“Bombing Somalia would not be a solution,” says Bishop Giorgio Bertin of Djibouti, who doubles as administrator for Somalia.
“On the contrary it would only breed more terrorists,” he adds. “I ask the political leaders in the West to give up this idea and use other means to fight terrorism.”
The Vatican agency Fides recently interviewed the bishop, who was in Rome for a meeting of Caritas Internationalis.
–Q: Somalia could be the next target in the war against terrorism. What is your opinion of a possible military intervention? Are fundamentalist Muslim groups in Somalia a problem?
–Bishop Bertin: Since 1985, but more so in recent years, in the absence of the state, when the secular state failed, certain Islamic groups began to propose an Islamic state.
Some of these groups are armed. They are active mainly in areas of Ethiopia where there are Somali residents. This has led to confusion between Somali irredentism and Islamism. The people of Somalia do not deserve to be bombed, first of all because the Islamic groups are no threat to the West.
Ethiopia has been fighting them for years and they are hardly in a condition to undertake any major action.
Second, these extremists are isolated from the rest of society: Most Somalis do not recognize them. A military intervention would only push the people to side with the fundamentalists, making things worse. Therefore, I would urge Western leaders to reflect carefully and find other methods to fight terrorism.
–Q: What is the situation of the Catholic community in Somalia?
–Bishop Bertin: There is no Catholic community, as such. There are a number of individual Catholics and a few women religious. Most Catholics are foreigners working for humanitarian organizations. There is a small group of young Catholics in Mogadishu [the capital] who, with the present situation of chaos in Somalia, live virtually underground.
I myself cannot meet them as a group for security reasons. So I meet two or three at a time. The return of state authorities is important to guarantee security for the few individual Christians and for the Church to continue her pastoral and charitable activity.
Caritas Somalia exists, but not as an independent structure; it supports initiatives of other humanitarian organizations.
–Q: Since 1991 the country has no central state. What is the present political situation?
–Bishop Bertin: Somalia is divided into a least three parts. In the north there is the Somaliland Republic, which declared its independence 10 years ago, but was never recognized by the international community. Here there is some stability, particularly in the central western area.
[There is] northeast Somalia, a zone of relative peace in the last three or four years, which has led to the establishment of Puntland, a temporary local administration that does not aim at independence.
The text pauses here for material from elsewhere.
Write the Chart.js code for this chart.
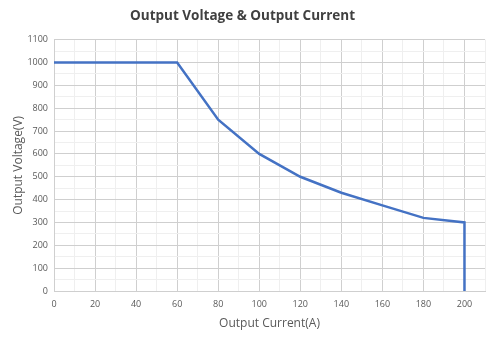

In the last two months, however, the situation has become serious with a struggle between two executives.
Central-southern Somalia, the most populated part and potentially the richest, is the zone which has never succeeded in setting up a stable administration. A transition government, formed a year ago at the Djibouti
Conference and installed in the capital Mogadishu, does not control the rest of the territory. However, this government still retains credibility with the international community.
Recently, Hasan Abshir Farah formed a new executive, which initiated relations with Ethiopia. Mogadishu and Addis Ababa decided to convoke a conference in the coming months in Nairobi for all parts of Somalia. This is an important development because Ethiopia has always sought to weaken the government of Mogadishu, and the latter, up to now, has not been supported by the different local components.
–Q: What is the cause of Somalia´s instability?
–Bishop Bertin: The Somali have no culture of state. They are peoples who are tied to a clan and the nomadic life. We must not forget that in 1960, after independence, the leaders of the nation devoured the country´s resources.
In recent times the different clan leaders have worked only for their own interests. This weakens the sense of community: The logic of the clan prevails over that of the common good.